Even if the state of Connecticut succeeds in reversing Mayor Mary C. Moran's brash move, it is doubtful that Bridgeport's bonds will climb back soon to investment grade. While she has quite bravely gotten the attention of a nation that would prefer to ignore the plight of aging cities, she has adversely affected Bridgeport's overall reputation, the value of its existing properties and its prospects for attracting new investment. Moreover, municipal employee unions accuse her of using the bankruptcy route to evade labor contract obligations.
Bridgeport's declaration of bankruptcy -- the largest city to do so since the Depression -- has sent tremors through the municipal bond markets, to the detriment of cities everywhere.
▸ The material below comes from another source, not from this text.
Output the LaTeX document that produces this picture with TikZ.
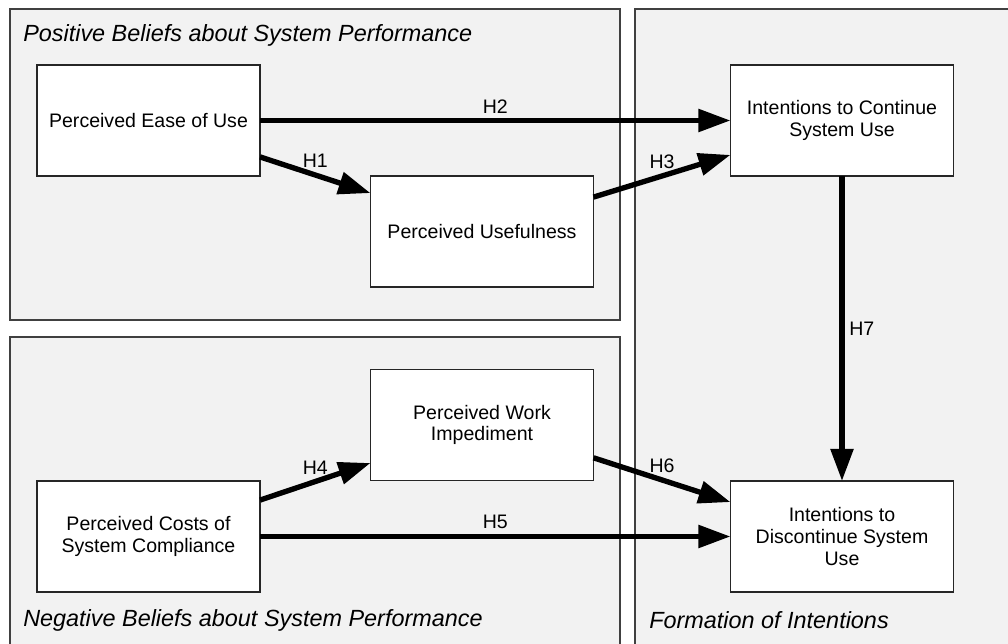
\documentclass[tikz,border=0pt]{standalone}
\usepackage{fontspec}
\setmainfont{Liberation Sans}
\usepackage{tikz}
\usetikzlibrary{arrows.meta}
\definecolor{PanelGray}{RGB}{242,242,242}
\definecolor{EdgeGray}{RGB}{64,64,64}

\begin{document}
\begin{tikzpicture}[
        x=0.025cm, y=-0.025cm,
        % Style khung nhóm: nền xám nhạt, viền xám đậm
        panel/.style={
            draw=EdgeGray,
            fill=PanelGray,
            line width=0.9pt
        },
        % Style tiêu đề nhóm (chữ nghiêng)
        paneltitle/.style={
            font=\fontsize{16.65}{19}\selectfont\itshape,
            anchor=base west,
            inner sep=0pt
        },
        % Style ô khái niệm
        construct/.style={
            draw=black!85,
            fill=white,
            line width=0.9pt,
            minimum width=5.575cm,
            minimum height=2.775cm,
            inner sep=0pt,
            outer sep=0pt,
            align=center,
            font=\fontsize{13.9}{15.4}\selectfont
        },
        % Style mũi tên giả thuyết
        hyp/.style={
            -{Triangle[length=0.8cm, width=0.55cm]},
            line width=3.8pt
        },
        % Style nhãn H1, H2...
        hlabel/.style={
            font=\fontsize{13.9}{15.4}\selectfont
        }
    ]

        \useasboundingbox (0,0) rectangle (1008,644);
        \clip (0,0) rectangle (1008,644);

        % --- 1. VẼ CÁC KHUNG NHÓM ---
        \draw[panel] (10,9) rectangle (620,320);
        \draw[panel] (10,337) rectangle (620,670);
        \draw[panel] (635,9) rectangle (1030,670);

        \node[paneltitle] (tpos) at (23,41.7) {Positive Beliefs about System Performance};
        \node[paneltitle] (tneg) at (23,626.7) {Negative Beliefs about System Performance};
        \node[paneltitle] (tform) at (649,628) {Formation of Intentions};

        % --- 2. VẼ CÁC Ô ---
        \node[construct] (peou) at (148.5,120.5) {Perceived Ease of Use};
        \node[construct] (pu) at (482,231.5) {Perceived Usefulness};
        \node[construct] (icsu) at (842,120.5) {Intentions to Continue\\System Use};
        \node[construct] (pwi) at (482,425) {Perceived Work\\Impediment};
        \node[construct] (pcsc) at (148.5,536.5) {Perceived Costs of\\System Compliance};
        \node[construct] (idsu) at (842,536.5) {Intentions to\\Discontinue System\\Use};

        % --- 3. VẼ CÁC MŨI TÊN ---
        \draw[hyp] ([yshift=-0.91cm]peou.east) -- node[hlabel, above] {H1} ([yshift=0.96cm]pu.west);
        \draw[hyp] (peou.east) -- node[hlabel, above] {H2} (icsu.west);
        \draw[hyp] ([yshift=0.86cm]pu.east) -- node[hlabel, above] {H3} ([yshift=-0.86cm]icsu.west);
        \draw[hyp] ([yshift=0.91cm]pcsc.east) -- node[hlabel, above] {H4} ([yshift=-0.95cm]pwi.west);
        \draw[hyp] (pcsc.east) -- node[hlabel, above] {H5} (idsu.west);
        \draw[hyp] ([yshift=-0.82cm]pwi.east) -- node[hlabel, above] {H6} ([yshift=0.86cm]idsu.west);
        \draw[hyp] (icsu.south) -- node[hlabel, right] {H7} (idsu.north);

    \end{tikzpicture}
\end{document}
Three quarters of America's 5,000 cities -- including Baltimore -- are struggling with budget gaps.
Clearly, Mayor Moran's formula for Bridgeport is a course Baltimore City ought to avoid at all costs. It is not just a matter of spurning municipal bankruptcy but of keeping a tight rein on capital projects and of keeping up the good fight for a fairer distribution of state funds to help the poorest subdivisions. If the rich counties refuse to recognize their obligations to the urban centers, there will be many more Bridgeports until, at last, a creditable urban policy is forced upon Washington, state governments and rich suburbs.